Untuk tanah komunal, katanya, bisa seperti di Suku Balik adalah tanah komunal privat yang sudah menjadi milik pribadi. Hal ini bisa terjadi ketika organisasi adat sudah tidak ada.

Untuk wilayah, tidak menutup kemungkinan teritorialnya adalah desa yang sudah berdiri. “Jadi, hukum adatnya berlaku di dalam desa, seperti di Kalimantan Selatan. Itu cara mereka merespons dunia luar.”

Dalam mengidentifikasi masyarakat adat dengan lima komponen itu, kata Yando, akan memudahkan pemerintah menyelsaikan masalah di kawasan IKN. Menurut dia, tidak perlu perda atau surat keputusan dalam kasus IKN, hingga pengakuan bisa secara de facto.

Abetnego mengatakan, pemerintah tengah mengidentifikasi masyarakat di kawasan IKN tetapi, lebih baik masyarakat yang sudah menggantungkan hidup dengan tanah di sana diakui sebagai masyarakat lokal, bukan adat.

Hal itu, katanya, akan lebih mudah dalam memberikan pembuktian berupa lokasi kebun yang sudah tergarap daripada harus sesuai de jure yang memerlukan perda atau surat keputusan pengakuan masyarakat adat.

“Akan lebih gampang (diakui sebagai masyarakat lokal), karena bisa dilihat pola pembukaan lahan dan aktivitas dari satelit dan kajian agraria,” kata Abetnego.

Untuk membuat kerja pemerintah lebih mudah sebagaimana yang disebut Yando, ada instrumen Peraturan Presiden Nomor 65/2022 tentang Perolehan Tanah dan Pengelolaan Pertanahan di IKN Nusantara.

Dengan merujuk perpres ini, penyelesaian tanah adat di IKN tidak perlu lagi merujuk pada Peraturan Menteri ATR Nomor 18/2019 tentang Tata Cara Penatausahaan Tanah Ulayat Kesatuan Masyarakat Hukum Adat.

“Sesederhana itu. Itu pun kalau pemerintah mau,” katanya.

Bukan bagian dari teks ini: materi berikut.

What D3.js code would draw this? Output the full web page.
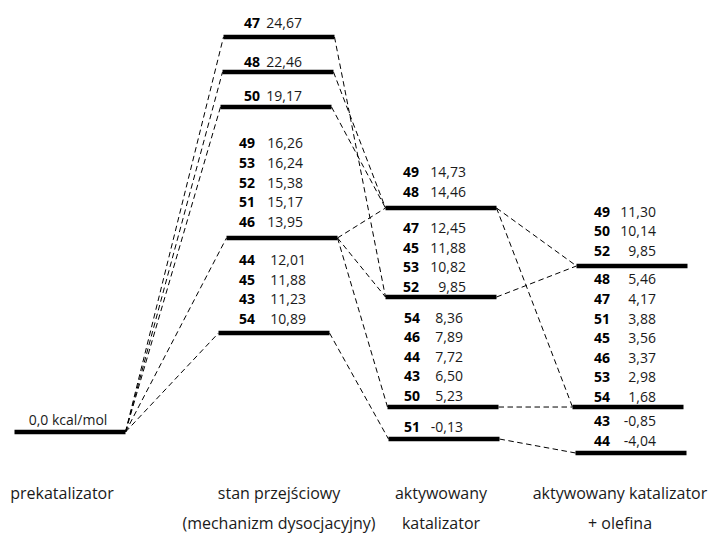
<!DOCTYPE html>
<html>
<head>
<meta charset="utf-8">
<script src="https://d3js.org/d3.v7.min.js"></script>
<style>
  body { margin: 0; background: #fff; }
  text { font-family: 'Open Sans', sans-serif; }
</style>
</head>
<body>
<div id="chart"></div>
<script>
// Columns of the diagram
let columnNames = [
    ['prekatalizator'],
    ['stan przejściowy', '(mechanizm dysocjacyjny)'],
    ['aktywowany', 'katalizator'],
    ['aktywowany katalizator', '+ olefina']
];

// Energy levels (drawn height in kcal/mol)
let levelColumn = [0, 1, 1, 1, 1, 1, 2, 2, 2, 2, 3, 3, 3];
let levelEnergy = [0, 24.67, 22.48, 20.30, 12.12, 6.18, 13.99, 8.43, 1.56, -0.44, 10.37, 1.56, -1.31];

// Structures labelled on each level
let levelIds = [
    [],
    ['47'], ['48'], ['50'],
    ['49', '53', '52', '51', '46'],
    ['44', '45', '43', '54'],
    ['49', '48'],
    ['47', '45', '53', '52'],
    ['54', '46', '44', '43', '50'],
    ['51'],
    ['49', '50', '52'],
    ['48', '47', '51', '45', '46', '53', '54'],
    ['43', '44']
];
let levelValues = [
    [],
    [24.67], [22.46], [19.17],
    [16.26, 16.24, 15.38, 15.17, 13.95],
    [12.01, 11.88, 11.23, 10.89],
    [14.73, 14.46],
    [12.45, 11.88, 10.82, 9.85],
    [8.36, 7.89, 7.72, 6.50, 5.23],
    [-0.13],
    [11.30, 10.14, 9.85],
    [5.46, 4.17, 3.88, 3.56, 3.37, 2.98, 1.68],
    [-0.85, -4.04]
];

// Dashed connections between levels (from, to)
let links = [
    [0, 1], [0, 2], [0, 3], [0, 4], [0, 5],
    [1, 7], [2, 6], [3, 6], [4, 6], [4, 7], [4, 8], [5, 9],
    [6, 10], [6, 11], [7, 10], [8, 11], [9, 12]
];

// Layout
let width = 712, height = 535;
let colCenter = [71, 278, 442, 630];
let colLabelX = [62, 279, 441, 620];
let levelWidth = 111;
let levelShift = [-1, 1, 0, -2, 4, -4, -1, -1, 1, 2, 2, -2, 1];
let labelGap = [12, 14, 10, 11, 16, 14, 16, 10, 11, 12, 15, 10, 12];
let idX = [0, 244, 244, 244, 239, 239, 403, 403, 404, 404, 594, 594, 594];
let valEnd = [0, 302, 302, 302, 303, 306, 466, 466, 463, 463, 656, 656, 656];
let rowStep = 19.6;

let svg = d3.select('#chart')
    .append('svg')
    .attr('width', width)
    .attr('height', height);

let y = d3.scaleLinear()
    .domain([0, 24.67])
    .range([432, 37]);

let fmt = d3.format('.2f');
function comma(v) { return fmt(v).replace('.', ',').replace('\u2212', '-'); }

function x0(i) { return colCenter[levelColumn[i]] + levelShift[i] - levelWidth / 2; }
function x1(i) { return colCenter[levelColumn[i]] + levelShift[i] + levelWidth / 2; }

// Dashed connectors
svg.append('g')
    .selectAll('line')
    .data(links)
    .enter()
    .append('line')
    .attr('x1', d => x1(d[0]))
    .attr('y1', d => y(levelEnergy[d[0]]))
    .attr('x2', d => x0(d[1]))
    .attr('y2', d => y(levelEnergy[d[1]]))
    .attr('stroke', '#000')
    .attr('stroke-width', 1)
    .attr('stroke-dasharray', '5.5,3.5');

// Levels
svg.append('g')
    .selectAll('line')
    .data(levelEnergy)
    .enter()
    .append('line')
    .attr('x1', (d, i) => x0(i))
    .attr('x2', (d, i) => x1(i))
    .attr('y1', d => y(d))
    .attr('y2', d => y(d))
    .attr('stroke', '#000')
    .attr('stroke-width', 4.5);

// Level labels
let labels = svg.append('g');
levelIds.forEach(function(ids, i) {
    let base = y(levelEnergy[i]) - labelGap[i];
    ids.forEach(function(id, k) {
        let cy = base - (ids.length - 1 - k) * rowStep;
        labels.append('text')
            .attr('x', idX[i])
            .attr('y', cy)
            .attr('dy', '0.35em')
            .attr('font-size', '14px')
            .attr('font-weight', 'bold')
            .attr('fill', '#000')
            .text(id);
        labels.append('text')
            .attr('x', valEnd[i])
            .attr('y', cy)
            .attr('dy', '0.35em')
            .attr('text-anchor', 'end')
            .attr('font-size', '14px')
            .attr('fill', '#1a1a1a')
            .text(comma(levelValues[i][k]));
    });
});

// Reference level label
labels.append('text')
    .attr('x', 68)
    .attr('y', y(levelEnergy[0]) - labelGap[0])
    .attr('dy', '0.35em')
    .attr('text-anchor', 'middle')
    .attr('font-size', '14px')
    .attr('fill', '#1a1a1a')
    .text(d3.format('.1f')(levelEnergy[0]).replace('.', ',') + ' kcal/mol');

// Column names
columnNames.forEach(function(lines, c) {
    lines.forEach(function(t, k) {
        svg.append('text')
            .attr('x', colLabelX[c])
            .attr('y', 493 + k * 30)
            .attr('dy', '0.35em')
            .attr('text-anchor', 'middle')
            .attr('font-size', '16px')
            .attr('fill', '#1a1a1a')
            .text(t);
    });
});
</script>
</body>
</html>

Dalam hal ini, maka yang berwenang adalah Badan Otorita. Sayangnya, hingga berita ini turun tidak ada respons dari Badan Otorita.

Sesuai Mongabay sudah memberikan daftar pertanyaan kepada Sidik Pramono, Koordinator Tim Informasi dan Komunikasi Tim Transisi IKN. Ketika diminta lebih lanjut, tak ada satupun jawaban dia respons, termasuk penyelesaian tanah masyarakat adat di kawasan IKN.

Seperti Suku Balik, hingga kini tak ada kejelasan perlindungan tanah adat. Kata Sibukdin, mereka akan tetap mempertahankan wilayah yang sudah menjadi tempat hidup mereka turun menurun.

“Kami akan terus bertahan di sini. Ini wilayah kami. Kamilah orang asli sini, Suku Balik. Walau kami dipaksa pindah, kami tidak pergi. Kami tidak mau terusir dari wilayah sendiri.”